General meeting
The General Meeting is Lamor’s highest decision-making body. At the General Meeting, shareholders may exercise their rights to vote, speak and present questions.
Pursuant to the Companies Act, shareholders exercise their power to resolve on matters at general meetings of the shareholders.
Annual General Meeting
Pursuant to the Companies Act, the Annual General Meeting of the company must be held annually no later than six months from the end of the company’s financial year.

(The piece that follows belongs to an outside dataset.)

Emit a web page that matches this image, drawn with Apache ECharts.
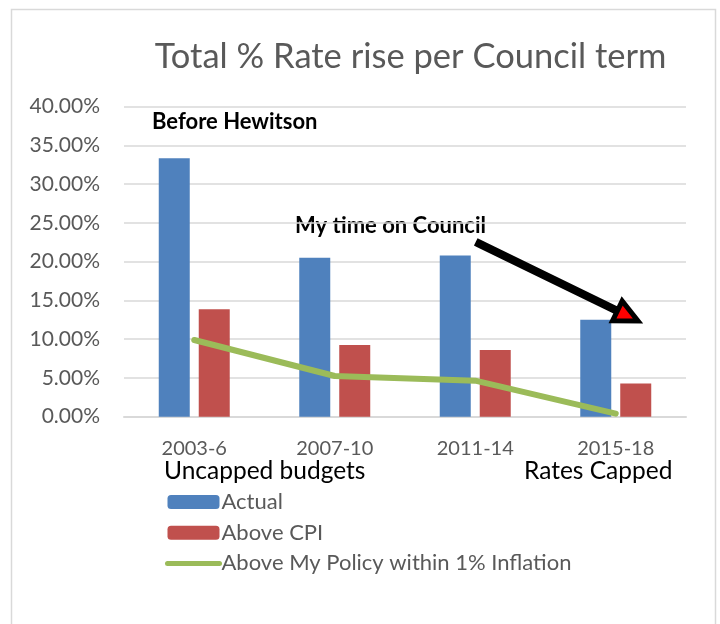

At the Annual General Meeting, the financial statements, including the income statement, statement of financial position and cash flow statement with notes thereto and consolidated financial statements, provided that consolidated financial statements are to be prepared pursuant to the Accounting Act (1336/1997), are presented to the shareholders for adoption. At the Annual General Meeting, shareholders also make decisions regarding, among others, use of profits shown in the statement of financial position, the discharge from liability of the members of the Board of Directors and the Chief Executive Officer as well as the election of the members of the Board of Directors and the auditor, and their respective remuneration.
Extraordinary General Meeting
An Extraordinary General Meeting in respect of specific matters must be convened when deemed necessary by the Board of Directors, or when requested in writing by the auditor of the company or by shareholders representing at least one-tenth of all of the issued and outstanding shares in the company.
Notice to convene a General Meeting
The notice of Lamor’s General Meeting shall be sent to the shareholders by publishing it on the company’s website no earlier than three (3) months before the record date of the General Meeting as referred to in the Finnish Limited Liability Companies Act and no later than three (3) weeks before the General Meeting, however no later than nine (9) days before the record date of the General Meeting referred to in the Finnish Limited Liability Companies Act. In addition, Lamor publishes the notice of the meeting as a stock exchange release.
Decision-making at a General Meeting
There are no quorum requirements for General Meetings of shareholders in the Companies Act or in the Articles of Association of Lamor.
A shareholder may attend and vote at a General Meeting of Shareholders in person or through an authorized representative.
Each share entitles the holder to one vote at the General Meeting of Shareholders. At a General Meeting of Shareholders, resolutions are generally passed with the majority of the votes cast.